Menurutnya, kemampuan ini dimiliki oleh subvarian BA.4 dan BA.5. Data interim (sementara) dua subvarian itu menunjukkan bukti beberapa perubahan antigenik dibandingkan dengan BA.2 berdasarkan pemodelan struktural.
Advertisement
Perubahan Antigenik
BA.4 dan BA.5 paling dekat hubungannya dengan BA.2. Pemodelan struktural menunjukkan kemungkinan ada perubahan antigenik yang terkait dengan L452R yang ditemukan pula di varian Delta dan F486V yang keduanya dapat memengaruhi antibodi.

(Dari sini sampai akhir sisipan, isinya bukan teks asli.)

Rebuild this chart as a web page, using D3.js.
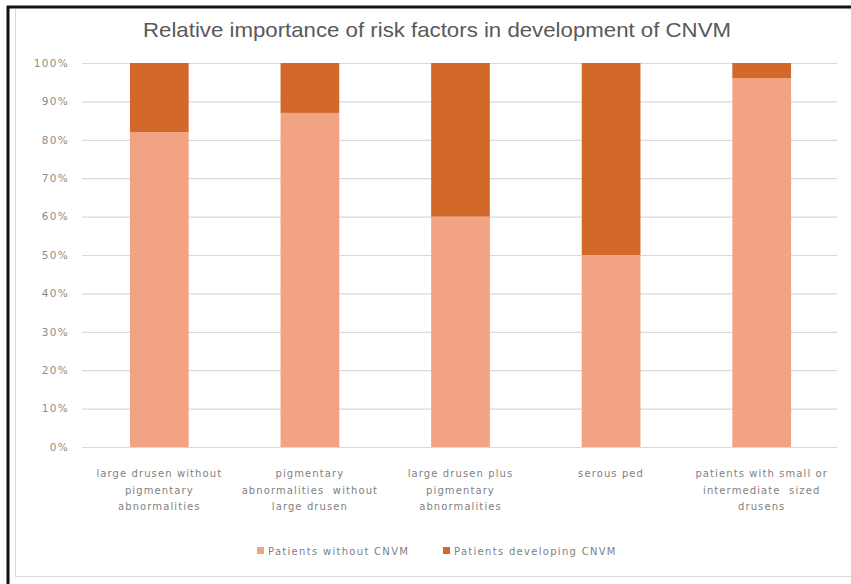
<!DOCTYPE html>
<html>
<head>
<meta charset="utf-8">
<script src="https://cdn.jsdelivr.net/npm/d3@7"></script>
<style>
  html, body { margin: 0; padding: 0; background: #fff; }
  svg { display: block; }
</style>
</head>
<body>
<svg id="chart" width="851" height="584"></svg>
<script>
// Risk factor groups along the x axis
const categories = [
  ["large drusen without", "pigmentary", "abnormalities"],
  ["pigmentary", "abnormalities  without", "large drusen"],
  ["large drusen plus", "pigmentary", "abnormalities"],
  ["serous ped"],
  ["patients with small or", "intermediate  sized", "drusens"]
];
const seriesNames = ["Patients without CNVM", "Patients developing CNVM"];
// Share of patients in each group (percent)
const withoutCNVM = [82, 87, 60, 50, 96];
const developingCNVM = [18, 13, 40, 50, 4];
const yTicks = [0, 10, 20, 30, 40, 50, 60, 70, 80, 90, 100];
const titleText = "Relative importance of risk factors in development of CNVM";

const colors = ["#F1A384", "#D2692A"];
const svg = d3.select("#chart");
const W = 851, H = 584;
const smallFont = "'DejaVu Sans', sans-serif";

// Frame: dark outer border on top/left, light inner border
svg.append("rect").attr("x", 0).attr("y", 0).attr("width", W).attr("height", H).attr("fill", "#fff");
svg.append("line").attr("x1", 7).attr("x2", W).attr("y1", 7).attr("y2", 7).attr("stroke", "#111").attr("stroke-width", 3);
svg.append("line").attr("x1", 8).attr("x2", 8).attr("y1", 6).attr("y2", H).attr("stroke", "#111").attr("stroke-width", 3);
svg.append("line").attr("x1", 15.5).attr("x2", 15.5).attr("y1", 9).attr("y2", 577).attr("stroke", "#d9d9d9").attr("stroke-width", 1);
svg.append("line").attr("x1", 15).attr("x2", W).attr("y1", 576.5).attr("y2", 576.5).attr("stroke", "#d9d9d9").attr("stroke-width", 1);

const plot = { left: 84, right: 837, top: 63, bottom: 447 };
const x = d3.scaleBand().domain(d3.range(categories.length)).range([plot.left, plot.right]).paddingInner(0.61).paddingOuter(0.305);
const y = d3.scaleLinear().domain([0, 100]).range([plot.bottom, plot.top]);

// Title
svg.append("text")
  .attr("x", 437).attr("y", 37)
  .attr("text-anchor", "middle")
  .attr("font-family", "'Liberation Sans', sans-serif")
  .attr("font-size", 21)
  .attr("textLength", 588)
  .attr("lengthAdjust", "spacingAndGlyphs")
  .attr("fill", "#595959")
  .text(titleText);

// Gridlines + y tick labels
const yAxis = d3.axisLeft(y).tickValues(yTicks).tickFormat(d => d + "%").tickSize(-(plot.right - plot.left + 2)).tickPadding(13);
const gy = svg.append("g").attr("transform", `translate(${plot.left - 2},0)`).call(yAxis);
gy.select(".domain").remove();
gy.selectAll(".tick line").attr("stroke", "#d9d9d9").attr("stroke-width", 1.2);
gy.selectAll(".tick text")
  .attr("font-family", smallFont)
  .attr("font-size", 10.5)
  .attr("letter-spacing", 1.3)
  .attr("fill", "#8c8c8c");

// Stacked bars
const stackData = categories.map((c, i) => ({ i, a: withoutCNVM[i], b: developingCNVM[i] }));
const stack = d3.stack().keys(["a", "b"])(stackData);
svg.append("g").selectAll("g").data(stack).join("g")
  .attr("fill", (d, k) => colors[k])
  .selectAll("rect").data(d => d).join("rect")
  .attr("x", d => x(d.data.i))
  .attr("width", x.bandwidth())
  .attr("y", d => y(d[1]))
  .attr("height", d => y(d[0]) - y(d[1]));

// Baseline
svg.append("line").attr("x1", plot.left - 2).attr("x2", plot.right).attr("y1", y(0) + 0.5).attr("y2", y(0) + 0.5)
  .attr("stroke", "#d9d9d9").attr("stroke-width", 1.2);

// Category labels
const catG = svg.append("g");
categories.forEach((lines, i) => {
  const cx = x(i) + x.bandwidth() / 2;
  const t = catG.append("text")
    .attr("x", cx)
    .attr("y", 477)
    .attr("text-anchor", "middle")
    .attr("font-family", smallFont)
    .attr("font-size", 10)
    .attr("letter-spacing", 1.1)
    .attr("fill", "#7f7f7f")
    .attr("xml:space", "preserve");
  lines.forEach((ln, j) => {
    t.append("tspan").attr("x", cx).attr("dy", j === 0 ? 0 : 16.5).text(ln);
  });
});

// Legend
const legendItems = [
  { name: seriesNames[0], color: colors[0], x: 257 },
  { name: seriesNames[1], color: colors[1], x: 443 }
];
const lg = svg.append("g");
legendItems.forEach(it => {
  lg.append("rect").attr("x", it.x).attr("y", 547).attr("width", 7).attr("height", 7).attr("fill", it.color);
  lg.append("text").attr("x", it.x + 11).attr("y", 555)
    .attr("font-family", smallFont)
    .attr("font-size", 10)
    .attr("letter-spacing", 1.3)
    .attr("fill", "#7f7f7f")
    .text(it.name);
});
</script>
</body>
</html>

“Ini level kepercayaannya sedang jadi mungkin kita lebih percaya bahwa BA.4 dan BA.5 ini mudah menular karena kemampuan menghindari sistem imun,” kata Erlina dalam seminar daring Perhimpunan Dokter Paru Indonesia (PDPI) Minggu (12/6/2022).
Menurut Iris, Kasus-kasus seperti ini lebih banyak ditemukan di perkotaan ketimbang di desa. Di kota seperti Jakarta, gaya hidup masyarakat lebih tidak sehat dan pemicu stresnya lebih banyak.
“Di daerah datanya lebih rendah ditambah penduduknya lebih sedikit, lingkungan hidup mereka lebih baik dan lebih banyak di rumah . Jika begitu bisa saja sistem imun mereka lebih baik karena hidup lebih sehat dan faktor stresnya tidak sebanyak di Jakarta. Jadi faktor geografis juga menentukan,” ujar Iris.
Pengaruh Stres Terhadap Sistem Imun
Pengaruh stres terhadap sistem imun juga pernah disinggung oleh spesialis kedokteran jiwa RS EMC Alam Sutera dr. Andri, FAPM.
Menurutnya, saat ada lonjakan kasus pada Juli 2021, banyak rumah sakit penuh dan kematian yang terjadi akibat COVID-19. Kondisi itulah yang memicu kecemasan yang dirasakan banyak orang.
"Bahkan pengumuman kematian yang sering dari corong masjid di saat Juli 2021 itupun membuat rasa takut yang tidak terkira buat orang yang memiliki bakat untuk mengalami gangguan cemas," ujar Andri dalam keterangan pada rekan wartawan ditulis Selasa, (30/11/2021).
Menurut Andri, jika terjadi stres yang tiba-tiba maka sistem imun akan meningkat. Itu bisa dilihat secara alami saat jatuh atau terkena benturan yang berkaitan dengan stres fisik.
"Sistem imun tubuh akan memobilisasi sel darah putih dan juga meningkatkan perdarahan di sekitar tempat jatuh atau benturan itu. Itulah mengapa kita merasakan adanya rasa panas di awal dan kemerahan kulitnya," kata Andri.
Namun berbeda jika stres yang dialami berlangsung kronis. Apalagi jika berkaitan dengan stres mental. Seseorang pun dapat mengalami penurunan imunitas akibat berbagai macam faktor. Salah satunya dengan peningkatan kortisol atau hormon stres yang terus menerus.
"Peningkatan itu menyebabkan terjadinya peningkatan reaksi peradangan di tubuh kita. Stres yang lama dan berkepanjangan selain bisa menimbulkan masalah Kejiwaan juga mempengaruhi kesehatan fisik," tambahnya.
Andri mengungkapkan bahwa stres merupakan salah satu faktor penting yang memicu peradangan dan disfungsi sel kekebalan. Stres dapat menyebabkan terjadi peningkatan kadar IL-6 dan sel kekebalan menjadi tidak berfungsi.